About Me

Foto saya
Loves Fam, Loves M Harris Syaputra, Loves Friends.

Kamis, 02 September 2010

Sepucuk Surat

02 September 2010

Kepada yang tersayang, M Harris Syaputra

Tampaknya air mata harus ku keluarkan lagi, dengan bercucuran seperti biasanya.
Entah apa yang membuatku "gemar" mengeluarkan air yang menganak sungai itu.
Dan sekali lagi, kau tidak menyadarinya.
Terlebih, kau tidak perduli padaku.


Terserah apa kata orang.
Terserah apa pendapat orang di ujung dunia sekalipun.
Aku tidak akan peduli.
Aku hanya peduli, sampai kapan kau bisa memperhatikanku?

Beratus-ratus kata-kata sudah ku keluarkan.
Berliter air mata sudah ku keluarkan pula.
1 lusin tissue (bahkan lebih) sudah ku pergunakan.
Dan yang lebih aku pergunakan ialah

"Hati yang kupergunakan untuk lebih bisa mengerti akan dirimu"

Tampaknya aku gagal.
Ya, aku orang yang munafik.
Teringat pada suatu hari kau berkata

"Akhirnya cewe ku bisa mengerti aku"

Bohong! Itu bukan aku!
Itu memang diriku, tetapi bukan sanubariku.

Tampaknya di saat aku menulis ini pun sepertinya kau tidak akan pernah sadar.
Berapa kali aku harus menangis?
Dan berapa kali pula aku harus menanggung semua ini?
Beban yang tak kunjung selesai.
Beban kita.

Aku bukan seseorang yang bisa kamu anggap dewasa.
Dan aku hanya berharap kamu bisa mengerti keadaanku ini.
Aku tidak menuntut lebih, selain
PERHATIANMU

Aku merasa sendiri, padahal kau selalu ada di dalam hatiku.
Aku merasa aku bukanlah kekasihmu.
Aku merasa hanya pajangan dalam hatimu.
Karena kamu tidak pernah sekalipun perduli padaku.

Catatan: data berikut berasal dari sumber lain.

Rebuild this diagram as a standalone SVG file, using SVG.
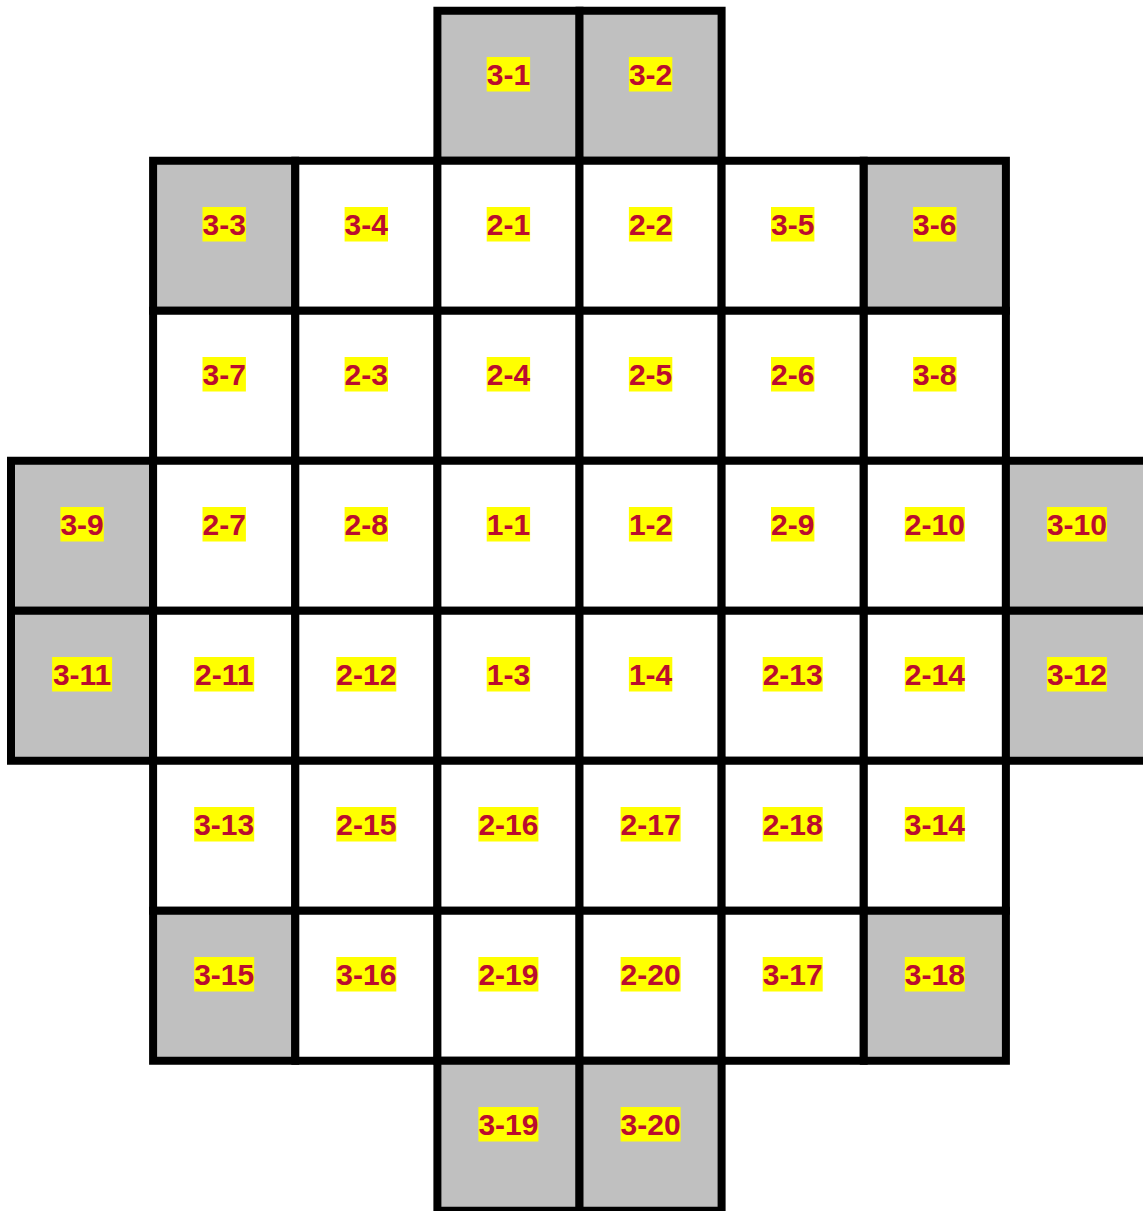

Aku bukan peramal yang bisa menebak akan dirimu.
SEKALI LAGI
Aku bukanlah seseorang yang bisa menebak sanubarimu.
Aku hanya anak kecil seperti yang kamu bilang, yang sedang berproses untuk masa transisi.

Semua orang beranggapan bahwa aku beban buatmu.
Aku terlalu membebanimu.
Dan aku tidak pernah bisa mengerti akan dirimu.

Tapi lihatlah aku.
Lihat melalui mata hatimu.
Terlalu lemahkah aku selama ini?
Dan aku selalu berusaha menahan air mata karenamu.

Hargai aku dengan segala usahaku.
Jangan pernah memandang aku hanya sebelah mata.
Jangan pandang aku melalui keegoisanmu.
Pandanglah aku sebagaimana aku memandang dirimu.
Yang selalu baik sebagaimanapun dirimu terhadapku.

Aku memang hakim untukmu
Jaksa yang banyak mau.
Pengacara yang menuntut hak.
Tetapi sebagaimana hak yang harus aku dapatkan.

Aku lelah untuk semua ini.
Dan aku berharap kamu mau untuk menerima semua kekesalanku.
Lihatlah aku disini, jangan pernah melihat ke orang lain.
Lihat bagaimana air mata ini kembali mengalir untukmu.

Aku BOSAN. SANGAT BOSAN.
Dan terlalu bosan sehingga aku muak dengan ini semua.
Aku harus mengubur perasaanku kembali.
Dan aku harus berkorban untuk menstabilkan emosiku.

"Tidakkah kau pikir itu terlampau sulit buatku?"

"Bayangkan hatiku ini seperti tembok yang kokoh dan keras. Di saat kau membuatku menangis, bayangkan kau menancapkan satu buah paku dengan dorongan palu hampir 1000x. Setiap kau membuatku menangis, paku itu akan melubangi tembok itu. Hingga akhirnya tembok ini akan hancur, dan tidak ada tempat untuk mengukir paku itu. Bayangkan itu sebagai hatiku. Dikala hatiku terlampau remuk, masih adakah sisa yang akan kuberi dalam sanubariku untukmu? Pikirkan itu dengan seksama, dan jangan pernah meremehkan aku sebagai perempuan yang lemah."